Der Libertin des 18. Jahrhunderts, die Dichter des "Sturm und Drang" und später die Rockstars mit ihren elektrischen Gitarren – sie alle verkörperten die Jahrhunderte währende Suche nach dem intensiven Kick, so Tristan Garcia. Jetzt aber, da jeder nach Intensität strebe, sei das Konzept in der Krise.
Von der Gefahr durch Übertreibung
Garcia erklärt das schlicht damit, dass Intensität sich nicht unendlich steigern lässt, weil nicht nur jede Steigerung natürliche Grenzen hat, sondern jeder Kick auch irgendwann mal zur Routine wird.
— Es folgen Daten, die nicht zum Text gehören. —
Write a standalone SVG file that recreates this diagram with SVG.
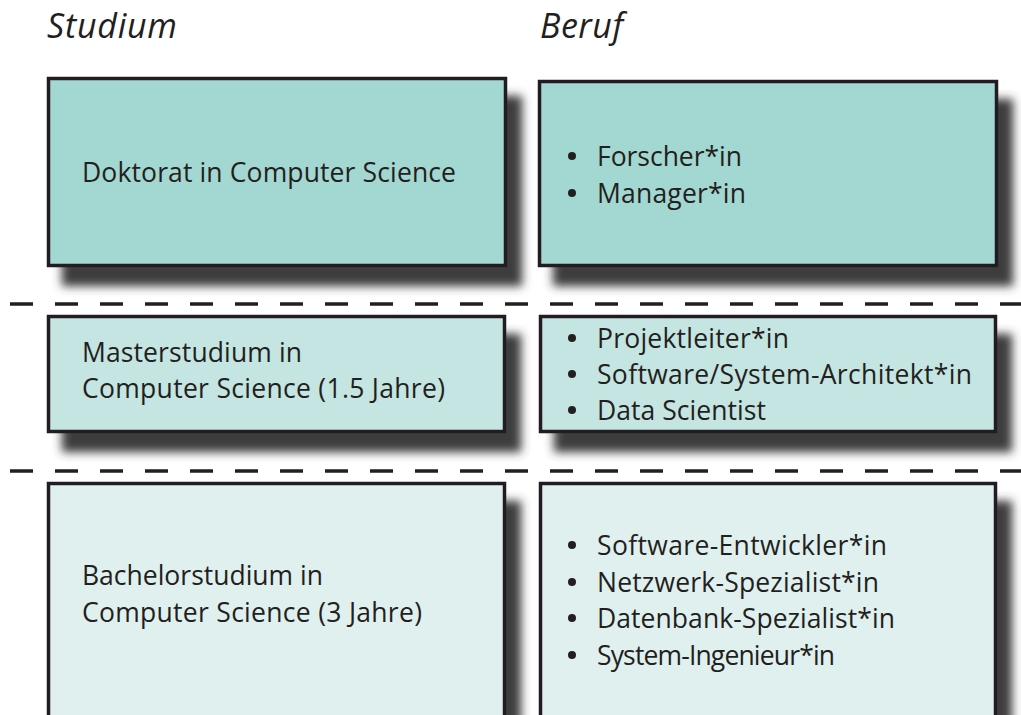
<svg xmlns="http://www.w3.org/2000/svg" width="1021" height="715" viewBox="0 0 1021 715">
<style>
.box{stroke:#231f20;stroke-width:3.5}
.r1{fill:#a3d7d2}
.r2{fill:#c4e5e1}
.r3{fill:#e0f0ef}
.t{font-family:"Open Sans","Noto Sans","Liberation Sans",sans-serif;font-size:26.5px;fill:#231f20}
.h{font-family:"Open Sans","Noto Sans","Liberation Sans",sans-serif;font-size:34px;font-style:italic;fill:#231f20}
.b{fill:#231f20}
.sep{stroke:#231f20;stroke-width:3.5;stroke-dasharray:23 22;fill:none}
</style>
<defs>
<filter id="sh" x="-10%" y="-10%" width="130%" height="150%">
<feGaussianBlur in="SourceAlpha" stdDeviation="5"/>
<feOffset dx="15" dy="19" result="o"/>
<feFlood flood-color="#333333" flood-opacity="0.95"/>
<feComposite in2="o" operator="in"/>
<feMerge><feMergeNode/><feMergeNode in="SourceGraphic"/></feMerge>
</filter>
</defs>
<rect width="1021" height="715" fill="#ffffff"/>
<g id="headings">
<text class="h" x="47" y="38" textLength="130">Studium</text>
<text class="h" x="540" y="38" textLength="83">Beruf</text>
</g>
<g id="node-doktorat">
<rect class="box r1" x="48.5" y="78.5" width="457" height="187" filter="url(#sh)"/>
<text class="t" x="82" y="182" textLength="374">Doktorat in Computer Science</text>
</g>
<g id="node-beruf-doktorat">
<rect class="box r1" x="539.5" y="81.5" width="457" height="184" filter="url(#sh)"/>
<circle class="b" cx="572" cy="156" r="4"/>
<text class="t" x="597" y="166" textLength="145">Forscher*in</text>
<circle class="b" cx="572" cy="193" r="4"/>
<text class="t" x="597" y="203" textLength="149">Manager*in</text>
</g>
<g id="node-master">
<rect class="box r2" x="48.5" y="316.5" width="456" height="115" filter="url(#sh)"/>
<text class="t" x="82" y="362" textLength="220">Masterstudium in</text>
<text class="t" x="82" y="398" textLength="363">Computer Science (1.5 Jahre)</text>
</g>
<g id="node-beruf-master">
<rect class="box r2" x="540.5" y="316.5" width="455" height="115" filter="url(#sh)"/>
<circle class="b" cx="572" cy="338" r="4"/>
<text class="t" x="597" y="348" textLength="192">Projektleiter*in</text>
<circle class="b" cx="572" cy="374" r="4"/>
<text class="t" x="597" y="384" textLength="375">Software/System-Architekt*in</text>
<circle class="b" cx="572" cy="410" r="4"/>
<text class="t" x="597" y="420" textLength="169">Data Scientist</text>
</g>
<g id="node-bachelor">
<rect class="box r3" x="48.5" y="483.5" width="456" height="260" filter="url(#sh)"/>
<text class="t" x="82" y="585" textLength="241">Bachelorstudium in</text>
<text class="t" x="82" y="622" textLength="340">Computer Science (3 Jahre)</text>
</g>
<g id="node-beruf-bachelor">
<rect class="box r3" x="540.5" y="483.5" width="455" height="260" filter="url(#sh)"/>
<circle class="b" cx="572" cy="545" r="4"/>
<text class="t" x="597" y="555" textLength="290">Software-Entwickler*in</text>
<circle class="b" cx="572" cy="582" r="4"/>
<text class="t" x="597" y="592" textLength="282">Netzwerk-Spezialist*in</text>
<circle class="b" cx="572" cy="618" r="4"/>
<text class="t" x="597" y="628" textLength="298">Datenbank-Spezialist*in</text>
<circle class="b" cx="572" cy="655" r="4"/>
<text class="t" x="597" y="665" textLength="238">System-Ingenieur*in</text>
</g>
<g id="separators">
<line class="sep" x1="10" y1="304" x2="1021" y2="304"/>
<line class="sep" x1="10" y1="471" x2="1021" y2="471"/>
</g>
</svg>
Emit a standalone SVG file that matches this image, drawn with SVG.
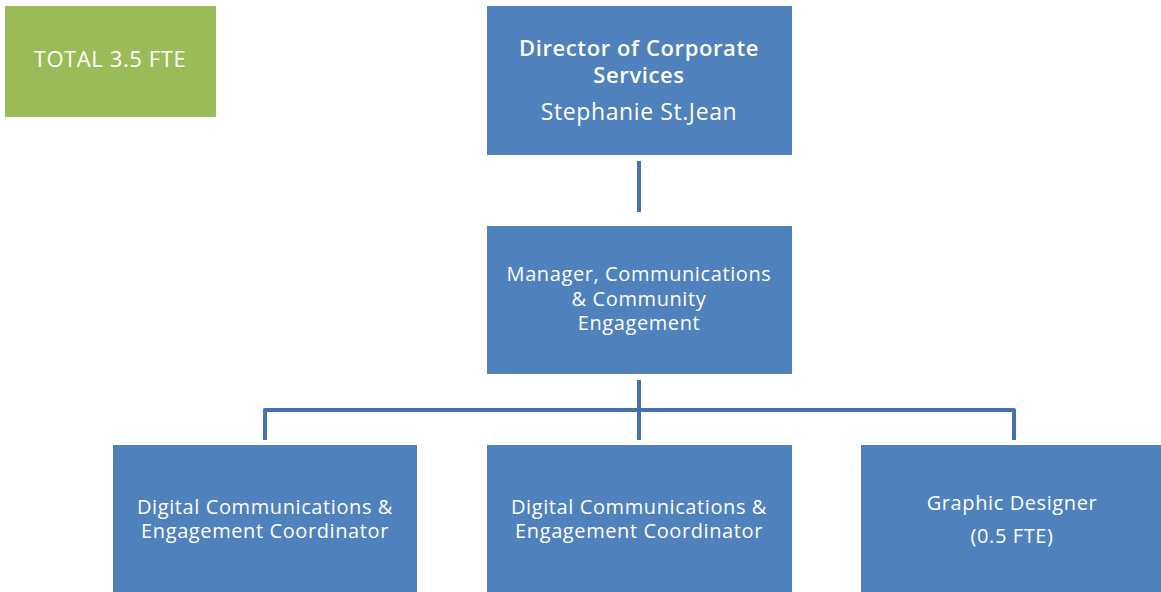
<svg xmlns="http://www.w3.org/2000/svg" width="1161" height="592" viewBox="0 0 1161 592">
  <style>
    .box { fill: #4F81BD; }
    .total { fill: #9BBB59; }
    .lbl { font-family: "Open Sans", "Noto Sans", sans-serif; font-size: 20px; letter-spacing: 0.6px; fill: #FFFFFF; text-anchor: middle; }
    .big { font-size: 22px; }
    .name { font-size: 23px; }
    .bold { font-weight: 600; }
    .link { fill: none; stroke: #4672AC; stroke-width: 4; stroke-linejoin: round; }
  </style>
  <rect width="1161" height="592" fill="#FFFFFF"/>

  <!-- connectors -->
  <g id="connectors">
    <line class="link" x1="639" y1="161" x2="639" y2="212"/>
    <line class="link" x1="639" y1="380" x2="639" y2="440"/>
    <path class="link" d="M265,440 V410 H1014 V440"/>
  </g>

  <g id="total">
    <rect class="total" x="5" y="6" width="211" height="111"/>
    <text class="lbl big" x="110" y="67">TOTAL 3.5 FTE</text>
  </g>

  <g id="director">
    <rect class="box" x="487" y="6" width="305" height="149"/>
    <text class="lbl big bold" x="639" y="56">Director of Corporate</text>
    <text class="lbl big bold" x="639" y="83">Services</text>
    <text class="lbl name" x="639" y="120">Stephanie St.Jean</text>
  </g>

  <g id="manager">
    <rect class="box" x="487" y="226" width="305" height="148"/>
    <text class="lbl" x="639" y="281">Manager, Communications</text>
    <text class="lbl" x="639" y="306">&amp; Community</text>
    <text class="lbl" x="639" y="330">Engagement</text>
  </g>

  <g id="coordinator-1">
    <rect class="box" x="113" y="445" width="304" height="147"/>
    <text class="lbl" x="265" y="514">Digital Communications &amp;</text>
    <text class="lbl" x="265" y="538">Engagement Coordinator</text>
  </g>

  <g id="coordinator-2">
    <rect class="box" x="487" y="445" width="305" height="147"/>
    <text class="lbl" x="639" y="514">Digital Communications &amp;</text>
    <text class="lbl" x="639" y="538">Engagement Coordinator</text>
  </g>

  <g id="graphic-designer">
    <rect class="box" x="861" y="445" width="300" height="147"/>
    <text class="lbl" x="1012" y="510">Graphic Designer</text>
    <text class="lbl" x="1012" y="543">(0.5 FTE)</text>
  </g>
</svg>
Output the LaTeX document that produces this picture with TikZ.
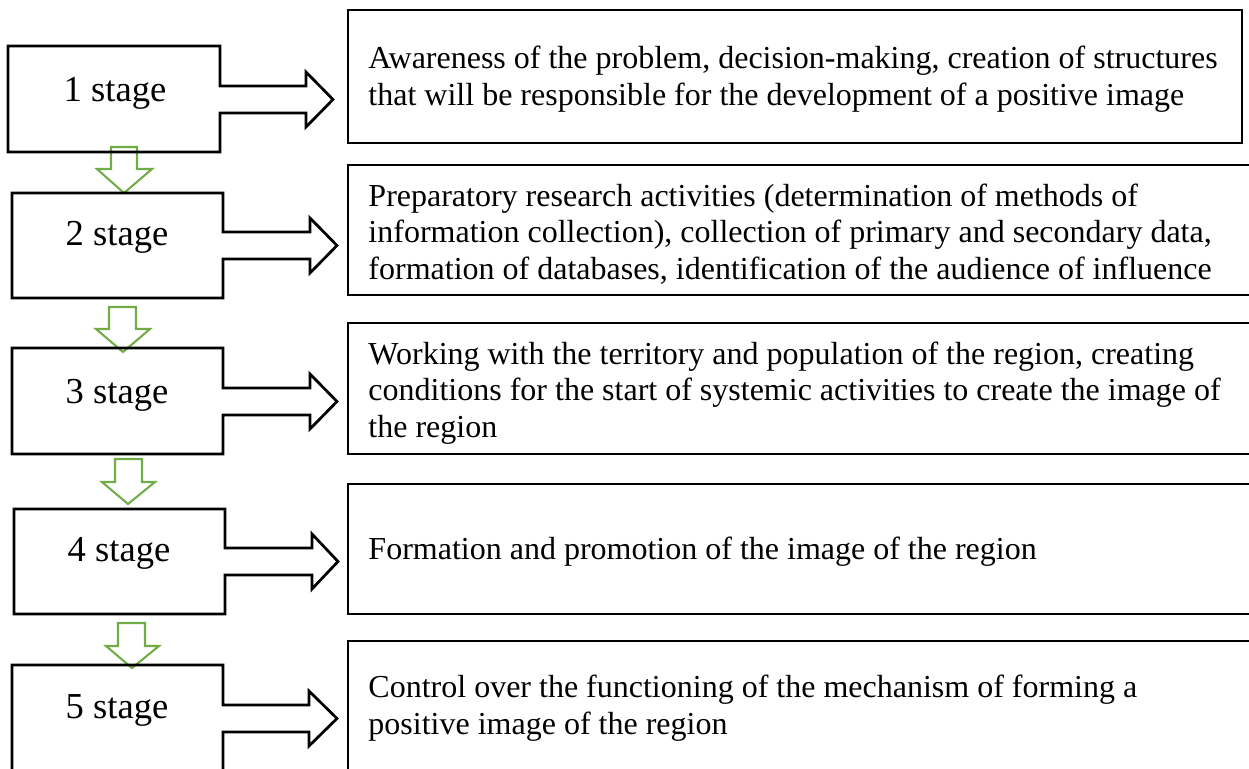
\documentclass[tikz,border=0pt]{standalone}
\usepackage{fontspec}
\setmainfont{Liberation Serif}
\usetikzlibrary{fit}
\definecolor{arrowgreen}{RGB}{112,173,71}
\begin{document}
\begin{tikzpicture}[x=0.4375pt,y=-0.4375pt,
  boxline/.style={line width=1.2pt, line join=miter},
  greenarrow/.style={draw=arrowgreen, line width=0.9pt, line join=miter},
  stagetext/.style={font=\fontsize{16}{19}\selectfont, inner sep=0},
  desctext/.style={font=\fontsize{14}{16.1}\selectfont, align=left, anchor=west, inner sep=0},
  descbox/.style={draw, line width=1.2pt, inner sep=0}]
\useasboundingbox (0,0) rectangle (1249,769);

% green down arrows
\draw[greenarrow] (111,147) -- (111,169) -- (97,169) -- (124,193) -- (152,169) -- (137,169) -- (137,147) -- cycle;
\draw[greenarrow] (109,307) -- (109,329) -- (96,329) -- (123,352) -- (150,329) -- (136,329) -- (136,307) -- cycle;
\draw[greenarrow] (115,459) -- (115,482) -- (102,482) -- (128,504) -- (155,482) -- (142,482) -- (142,459) -- cycle;
\draw[greenarrow] (118,623) -- (118,646) -- (106,646) -- (132,668) -- (159,646) -- (145,646) -- (145,623) -- cycle;

% stage boxes merged with block arrows
\draw[boxline] (220,86) -- (220,46) -- (8,46) -- (8,152) -- (220,152) -- (220,113) -- (306,113) -- (306,127) -- (333,99.5) -- (306,72) -- (306,86) -- cycle;
\draw[boxline] (223,232) -- (223,193) -- (12,193) -- (12,298) -- (223,298) -- (223,259) -- (310,259) -- (310,273) -- (337,245.5) -- (310,218) -- (310,232) -- cycle;
\draw[boxline] (223,388) -- (223,348) -- (12,348) -- (12,454) -- (223,454) -- (223,415) -- (310,415) -- (310,429) -- (337,401.5) -- (310,374) -- (310,388) -- cycle;
\draw[boxline] (225,548) -- (225,509) -- (14,509) -- (14,614) -- (225,614) -- (225,575) -- (312,575) -- (312,589) -- (338,561.5) -- (312,534) -- (312,548) -- cycle;
\draw[boxline] (223,705) -- (223,665) -- (12,665) -- (12,800) -- (223,800) -- (223,732) -- (309,732) -- (309,746) -- (337,718.5) -- (309,691) -- (309,705) -- cycle;

\node[stagetext] (t1) at (115,93) {1 stage};
\node[stagetext] (t2) at (117,237) {2 stage};
\node[stagetext] (t3) at (117,395) {3 stage};
\node[stagetext] (t4) at (119,553) {4 stage};
\node[stagetext] (t5) at (117,710) {5 stage};

% description boxes
\node[descbox, fit={(348,10)(1242,143)}] (r1) {};
\node[descbox, fit={(348,165)(1262,295)}] (r2) {};
\node[descbox, fit={(348,323)(1262,454)}] (r3) {};
\node[descbox, fit={(348,484)(1262,614)}] (r4) {};
\node[descbox, fit={(348,641)(1262,800)}] (r5) {};

\node[desctext] (d1) at (368,79) {Awareness of the problem, decision-making, creation of structures\\that will be responsible for the development of a positive image};
\node[desctext] (d2) at (368,234) {Preparatory research activities (determination of methods of\\information collection), collection of primary and secondary data,\\formation of databases, identification of the audience of influence};
\node[desctext] (d3) at (368,393) {Working with the territory and population of the region, creating\\conditions for the start of systemic activities to create the image of\\the region};
\node[desctext] (d4) at (368,552) {Formation and promotion of the image of the region};
\node[desctext] (d5) at (368,708) {Control over the functioning of the mechanism of forming a\\positive image of the region};
\end{tikzpicture}
\end{document}
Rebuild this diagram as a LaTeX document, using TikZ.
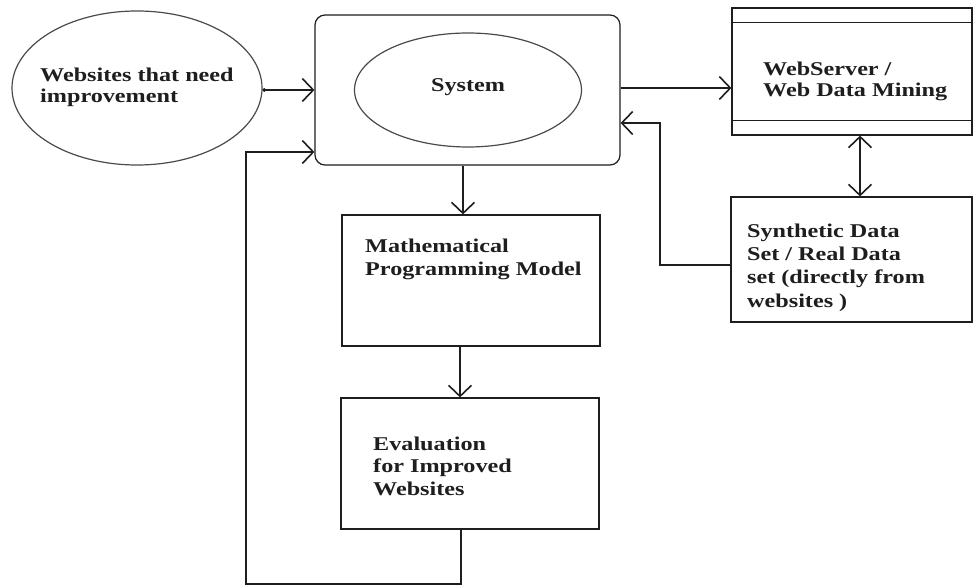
\documentclass[tikz,border=0pt]{standalone}
\usepackage{fontspec}
\setmainfont[FakeStretch=1.24]{Liberation Serif}
\usetikzlibrary{arrows.meta,calc,shapes.geometric}
\definecolor{ink}{HTML}{1E1E1E}
\definecolor{rim}{HTML}{4A4A4A}
\tikzset{
  shapebox/.style={draw=ink,line width=1.2pt,rectangle,inner sep=0pt},
  oval/.style={draw=rim,line width=1.2pt,ellipse,inner sep=0pt},
  lbl/.style={anchor=base west,inner sep=0pt,align=left,text=ink,
    font=\bfseries\fontsize{19.5}{21.5}\selectfont},
  barb/.tip={Straight Barb[length=11pt,width=23pt,line width=1.6pt]},
  arr/.style={draw=ink,line width=2.2pt,-barb},
  dbl/.style={draw=ink,line width=2.2pt,barb-barb}
}
\begin{document}
\begin{tikzpicture}[x=1pt,y=-1pt]
\useasboundingbox[fill=white] (0,0) rectangle (973,588);
% shapes
\node[oval,minimum width=250pt,minimum height=154pt] (web) at (137,88) {};
\node[shapebox,rounded corners=10pt,minimum width=305pt,minimum height=150pt] (sys) at (467.5,90) {};
\node[oval,minimum width=227pt,minimum height=114pt] (sysin) at (468,90) {};
\node[shapebox,minimum width=240pt,minimum height=127pt] (ws) at (852,71.5) {};
\draw[ink,line width=1.2pt] ([yshift=-15pt]ws.north west) -- ([yshift=-15pt]ws.north east);
\draw[ink,line width=1.2pt] ([yshift=15pt]ws.south west) -- ([yshift=15pt]ws.south east);
\node[shapebox,minimum width=241pt,minimum height=125pt] (syn) at (851.5,259.5) {};
\node[shapebox,minimum width=258pt,minimum height=131pt] (math) at (471,280.5) {};
\node[shapebox,minimum width=258pt,minimum height=131pt] (eval) at (470,463.5) {};
% texts (base anchor = baseline of the last line)
\node[lbl] (webt) at (40,103) {Websites that need\\improvement};
\node[lbl,anchor=base] (syst) at (468,92) {System};
\node[lbl] (wst) at (763,97) {WebServer /\\Web Data Mining};
\node[lbl,font=\bfseries\fontsize{19.5}{23}\selectfont] (matht) at (365,275) {Mathematical\\Programming Model};
\node[lbl,font=\bfseries\fontsize{19.5}{22.5}\selectfont] (evalt) at (373,495) {Evaluation\\for Improved\\Websites};
\node[lbl,font=\bfseries\fontsize{19.5}{23.3}\selectfont] (synt) at (747,307) {Synthetic Data\\Set / Real Data\\set (directly from\\websites )};
% connectors
\coordinate (bend) at (660,123);
\coordinate (lb) at (246,584);
\coordinate (lt) at (246,152);
\draw[arr,{Circle[length=3.5pt]}-barb] ([yshift=-2pt]web.east) -- ([yshift=-2pt]web.east -| sys.west);
\draw[arr] ([yshift=2pt]sys.east) -- ([yshift=2pt]sys.east -| ws.west);
\draw[arr] ([yshift=-5.5pt]syn.west) -| (bend) -- (bend -| sys.east);
\draw[dbl] ([xshift=8pt]ws.south) -- ([xshift=8pt]ws.south |- syn.north);
\draw[arr] ([xshift=-4.5pt]sys.south) -- ([xshift=-4.5pt]sys.south |- math.north);
\draw[arr] ([xshift=-11pt]math.south) -- ([xshift=-11pt]math.south |- eval.north);
\draw[arr] ([xshift=-9pt]eval.south) |- (lb) -- (lt) -- (lt -| sys.west);
\end{tikzpicture}
\end{document}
Und Garcia fragt, ob man das einfach ignorieren solle auf die Gefahr der Selbstzerstörung hin, oder ob man nicht doch innehalten und sich zu den "Verheißungen der Weisheit und des Heils" der Vormoderne bekennen solle.
Garcias Gegenentwurf basiert auf "einer Ethik der Intensität", die in ihrem Grundsatz lauten könnte: "Lebe intensiv, aber übertreib' es nicht". Dabei hänge die Intensität nicht von einem "feststellbaren äußeren Wesen" ab, sondern sei eine "innere Wahrnehmungserfahrung". Oder einfach gesagt: dem Philosophen geht es schlicht um das Gefühl, sich in einer ausgewogenen Balance zu befinden. Gemäß dem Motto: übertreibe nicht, sei aber auch nicht zu verkopft. Nur so bleibe das Gefühl, "dass man wirklich lebt", schreibt Tristan Garcia weiter.
"Ach", möchte man dem entgegnen: "Dass diese Durchhalterhetorik unter Frankreichs Intellektuellen derzeit gefeiert wird, kann nur wundern." Nicht ein einziges Mal fragt Tristan Garcia nach gesellschaftlichen Rahmenbedingungen. Jegliche Kapitalismuskritik ist ihm fremd. Indem er die unerfüllbare Suche nach Intensität auf ein Problem des Individuums reduziert, geht sein Buch so leider über den praktischen Wert gewöhnlicher Glücksratgeber nicht hinaus. Ein "brillantes", ein "kluges" Buch? Immerhin wurde Garcias "Das intensive Leben" als ein solches gefeiert, sollte aber darüber hinausgehen. - Oder etwa nicht?
Und zurück bleibt eine ratlose wie enttäuschte Rezensentin.
Und zurück bleibt eine ratlose wie enttäuschte Rezensentin.